Lesson Nineteen from a Manuscript Red Line: Don’t annoy the reader

I giggled when I typed out this heading.  Everyone knows not to annoy their readers, RIGHT?  But can you tell when you might be doing just that?

For an intro into where these tips are coming from, please see my post: A Full Manuscript Rejection, or a Gold Mine?  You can also click “Rant Worthy Topics” in my right navigation bar.  Choose “Gold Mine Manuscript” to see all the lessons to date.

In the Gold Mine Manuscript, before the extraneous POV’s were taken out, the Reader had more information than the Main Character.  The reason this was bad, is that the reader was fully aware of Bad Guy #2, and knew her name.  (Let’s call her Cindy).  So, a hundred or so pages later, when a character starts talking about “Cindy” and the main character says “Who’s Cindy?”  We get that “Duh” feeling followed by a “Been there, done that” when someone explains to him who “Cindy” is.

The publisher said “We need to know what he knows, not what everybody else knows”.

Now in the revise, the Main Character actually witnesses a scene with “Cindy” in it early in the novel.  (although he doesn’t know it’s Cindy yet.)  So, at least he’s seen her and has an idea of who she is.  I haven’t seen how the author works this part out, yet.

The first time I read the passage that the publisher had a problem with, I thought: “I know this already” but I understood the need for another character to tell the MC what was going on.  It was redundant though, and it didn’t feel right.  The new revision, with fewer POVs, and the MC discovering more on his own, should help work around little things like this.

The best thing to do, is not let any one character know more than your Main Character… if it is something that he or she will eventually have to find out.   You don’t want to be in a position of having to bore your reader even for a line or two, while you bring your Main Character up to speed.

Jennifer Eaton


11 responses to “Lesson Nineteen from a Manuscript Red Line: Don’t annoy the reader

  1. Pingback: Lesson Thirty from a Manuscript Red Line: Finale! Summing it all up | Jennifer M Eaton

  2. I’ll be editing for a while. Thanks Jennifer!

  3. A good reminder. Thanks for this tip. I will remember this for my own writing. 🙂

  4. Looking forward to that re-write. I am ready to bask in your brilliance!

  5. Marie Gilbert

    good advice to consider. thank you

  6. Ah the winds of blog lessons. WANA 1011 classmate here. Yesterday finished blocking out an antagonist, who the protagonist, so far, knows nothing about, and I was thinking about bringing Antag. in, with an evil gaze, in the last chapter, as a kind of puppet master and a lead-in to a sequel. Might have to rethink that … Thanks for the tip.
    Hey, is the snow on your blog slowing your computer down? My laptop got kind of sputtery, but not sure if the snow caused it.
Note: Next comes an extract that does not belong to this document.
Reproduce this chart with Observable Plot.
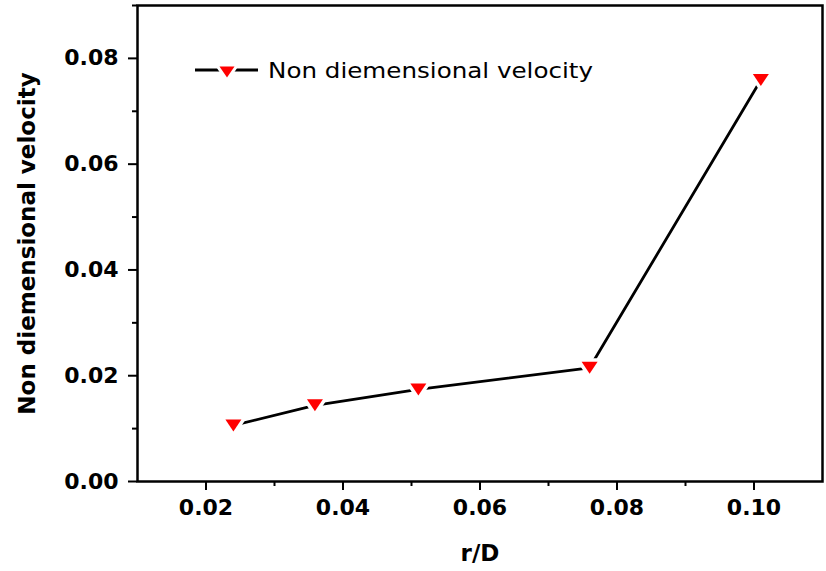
<!DOCTYPE html>
<html><head><meta charset="utf-8">
<script src="https://cdn.jsdelivr.net/npm/d3@7"></script>
<script src="https://cdn.jsdelivr.net/npm/@observablehq/plot@0.6"></script>
<style>
body{margin:0;background:#fff}
#wrap{position:relative;width:826px;height:571px}
#legend{position:absolute;left:0;top:0;pointer-events:none}
</style>
</head><body><div id="wrap"></div>
<script>
const rD = [0.024, 0.0359, 0.051, 0.076, 0.101];
const velocity = [0.0106, 0.0144, 0.0174, 0.0215, 0.0759];
const xTicks = [0.02, 0.04, 0.06, 0.08, 0.10];
const xMinor = [0.03, 0.05, 0.07, 0.09];
const yTicks = [0, 0.02, 0.04, 0.06, 0.08];
const yMinor = [0.01, 0.03, 0.05, 0.07, 0.09];
const seriesName = "Non diemensional velocity";
const xLabel = "r/D";
const yLabel = "Non diemensional velocity";

const data = rD.map((x, i) => ({x, y: velocity[i]}));
const downTri = {draw(ctx) { ctx.moveTo(-8, -6); ctx.lineTo(8, -6); ctx.lineTo(0, 6); ctx.closePath(); }};
const fmt = d3.format(".2f");

const plot = Plot.plot({
  width: 826, height: 571,
  marginLeft: 137, marginRight: 4, marginTop: 5, marginBottom: 90,
  x: {domain: [0.01, 0.11]},
  y: {domain: [0, 0.09]},
  style: {fontFamily: "'DejaVu Sans', sans-serif", fontWeight: "bold", fontSize: "22px", color: "#000", background: "#fff"},
  marks: [
    Plot.axisX(xMinor, {tickSize: 5, tickFormat: () => "", label: null, strokeWidth: 2}),
    Plot.axisY(yMinor, {tickSize: 5, tickFormat: () => "", label: null, strokeWidth: 2}),
    Plot.axisX(xTicks, {tickSize: 9, tickPadding: 9, tickFormat: fmt, label: xLabel, labelAnchor: "center", labelArrow: "none", labelOffset: 79, strokeWidth: 2}),
    Plot.axisY(yTicks, {tickSize: 9, tickPadding: 10, tickFormat: fmt, label: yLabel, labelAnchor: "center", labelArrow: "none", labelOffset: 119, strokeWidth: 2}),
    Plot.frame({strokeWidth: 2.5}),
    Plot.line(data, {x: "x", y: "y", stroke: "#000", strokeWidth: 2.8}),
    Plot.dot(data, {x: "x", y: "y", symbol: downTri, fill: "#ff0000", stroke: "#fff", strokeWidth: 7, paintOrder: "stroke", strokeLinejoin: "round"})
  ]
});
d3.select(plot).selectAll('g[aria-label$="axis label"] text').attr("font-size", 23);
document.getElementById("wrap").appendChild(plot);

// legend overlay
const lg = d3.select("#wrap").append("svg").attr("id", "legend").attr("width", 826).attr("height", 571);
lg.append("line").attr("x1", 195).attr("x2", 258).attr("y1", 70).attr("y2", 70).attr("stroke", "#000").attr("stroke-width", 2.8);
lg.append("path").attr("d", "M-7.5,-5.5L7.5,-5.5L0,5.5Z").attr("transform", "translate(227,72)")
  .attr("fill", "#ff0000").attr("stroke", "#fff").attr("stroke-width", 6).attr("paint-order", "stroke").attr("stroke-linejoin", "round");
lg.append("text").attr("x", 268).attr("y", 78).attr("font-family", "'DejaVu Sans', sans-serif").attr("font-size", 21)
  .attr("textLength", 325).attr("lengthAdjust", "spacingAndGlyphs").attr("fill", "#000").text(seriesName);
</script>
</body></html>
  7. Great topic (again) Jennifer! My first (unsold!) ms involved a penny stock scam. It was cathartic for me b/c the mentor who helped me take my small company public on the Denver Penny Stock Market suffered no consequences when he later sabotaged and “tubed” the company. In my book, I got to put him in jail.

    I waxed not-so-poetic about the ins-and-outs of the penny stock market. Even had some off-stage scenes w/out the POV character so I could delve into the heart of what I wanted to share (Look at me! I know all about penny stocks and insider lingo!), but my readers didn’t care to know. Yawn. They knew the FBI Investigator and my protag wanted to get into bed (together).

    One question. When my MC and Hero play prominent roles, there are slivers of back story for the Hero slipped into his POV scenes. The key is to have that sliver expanded for the reader when the MC is present, right? Let the reader find out when the MC discovers what “lurks beneath the surface of that sliver of glass.” I’ll keep that stored in my noggin so I don’t have to “invent” an explanatory narrative or dialog.

    • Yes, Gloria, it is fine to give background information that is appropriate to the point of view. Just be careful to not “Info Dump It” For instance, don’t write:

      “Hey, Gloria, remember that time five years and three months ago in the middle of September when I was involved in insider trading scandal and framed my boss to take the blame for it?”

      “Oh, yeah,” Gloria winked. “That was great fun. Especially when we had that drag car race through the parking lot where Aunt Jenny got covered in mud.”

      “Wow, great times.”

      Tee Hee… that was totally stream of consciousness, and yes, horrible and meant to be, but you’d be surprised at how many betas I read that have stuff like this in them that people are wondering why they are not getting published.

      Ease the back story in slowly and carefully, and don’t push it. It should feel very natural.

  8. I have to admit, tightening down to 2 – 3 POVs has really tightened up this issue in my MS. There was no way around it. Now it is clear what Eric, David and Charlotte know and when. It has been a rather challenging revision, but one well worth making.